Child custody

Hi im new here n desperate for answers im marrued with 2 beautiful kids but im not happy with my hysband he have alot of gurls n i wanted a divirxe byt according to him uf we wull b divirce he will take my kids away wat i want to know is that how can i take .y kids under my kafala

Read the below extract and then contact a lawyer:

In Saudi Arabia, child custody is based on Islamic law. The primary concern of Saudi courts in deciding child custody cases is that the child be raised in accordance with the Islamic faith. Most custody disputes in Saudi Arabia are handled by the Islamic "Shari'a" courts. In rare cases, the Board of Grievances, a religious appeals court, has ruled on custody disputes.

Saudi courts generally do not award custody of children to non-Saudi women. If the mother is an Arab Muslim, judges will usually not grant her custody of children unless she is residing in Saudi Arabia, or the father is not a Muslim.

Saudi courts hesitate to rule in a child custody case if both parents are non-Muslim. The court will refer the case to the family court in the country from which the parents came. Often, if pressured to address such a situation, the court will rule that both parents should be deported from Saudi Arabia to avoid complications and embarrassment.

Normally, under Shari'a law, a mother can maintain custody of her male children until the age of nine, and female children until age seven. In practice the courts favour keeping children within a strict Islamic environment. Shari'a court judges have broad discretion in custody cases and often make exceptions to these general guidelines.
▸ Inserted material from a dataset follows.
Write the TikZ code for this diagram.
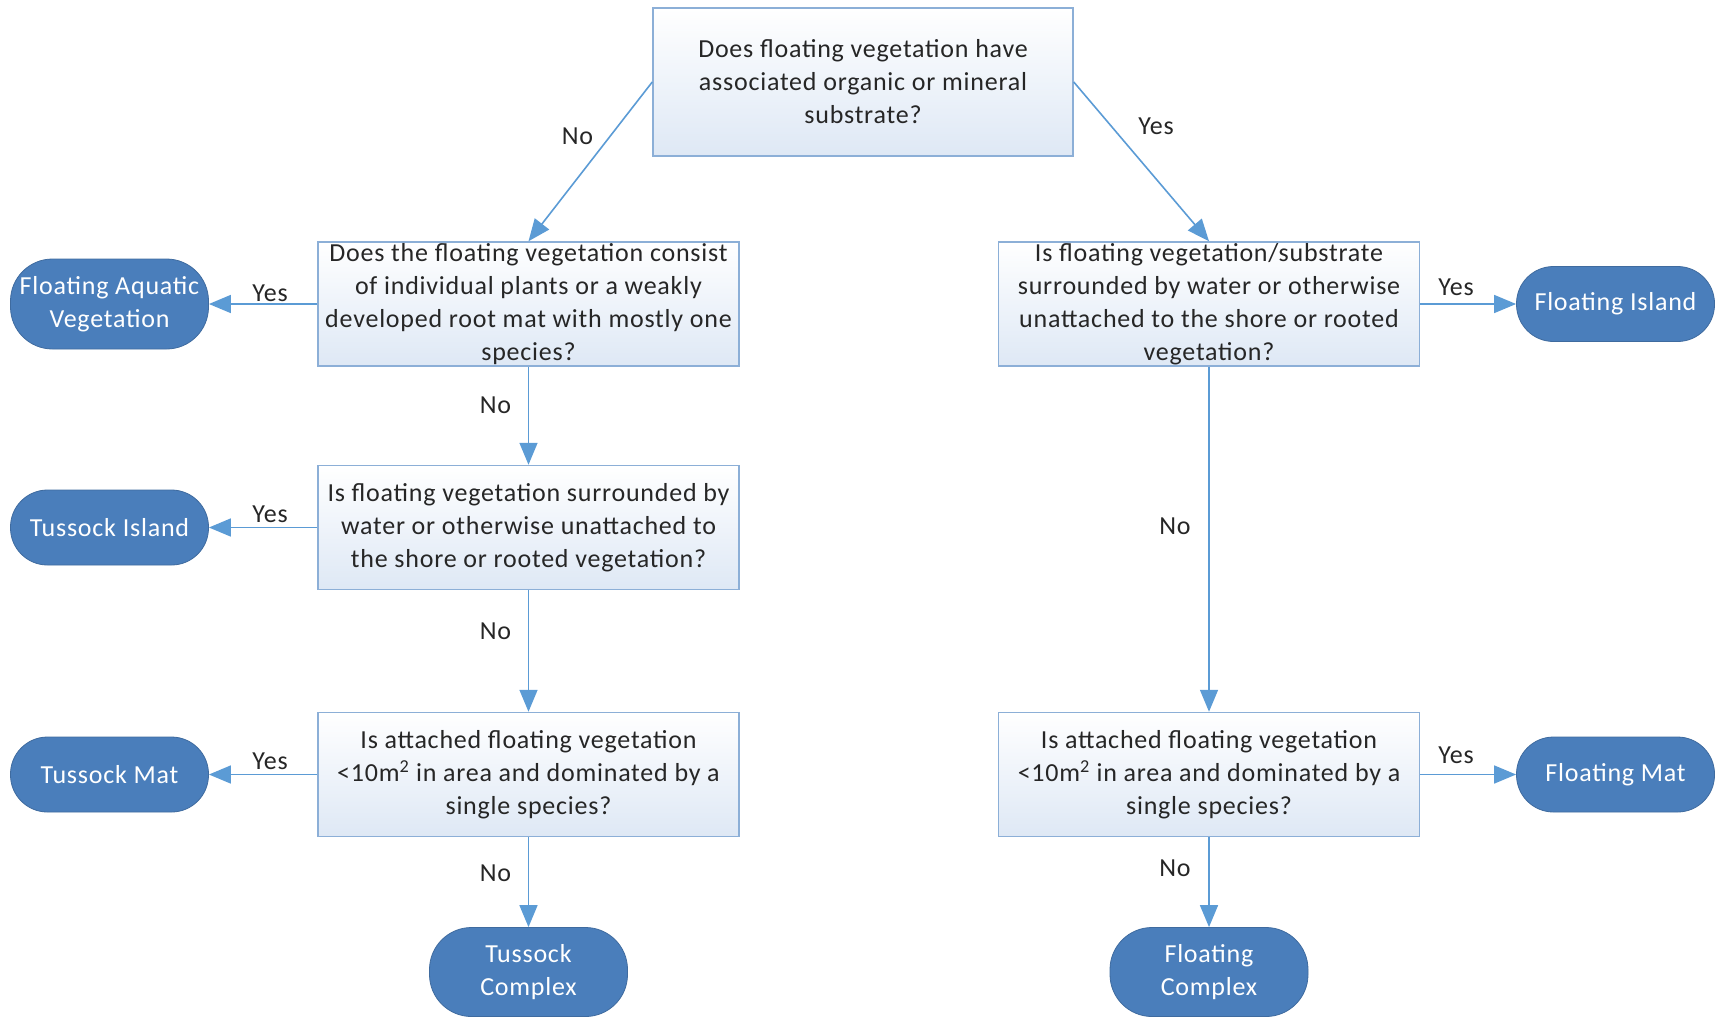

Even when a mother who is residing in Saudi Arabia is granted physical custody of children, the father maintains legal custody and has the right to determine where the children live and travel. In many cases, the father has been able to assume legal custody of children against the wishes of the mother when she is unable or unwilling to meet certain conditions set by law for her to maintain her custodial rights. For example, if the mother moves to another country, the father is entitled to have custody. A court can sever a mother's custody if it determines that the mother is incapable of safeguarding the child or of bringing the child up in accordance with the appropriate religious standards. The mother can lose custody by re-marrying a non-Muslim, or by residing in a home with non-relatives. Shari'a law allows custody of children to be awarded to the closest male relative of a Saudi father in the case of death or imprisonment of the father, even if the Saudi father has made clear his wish that the children's mother have full custody.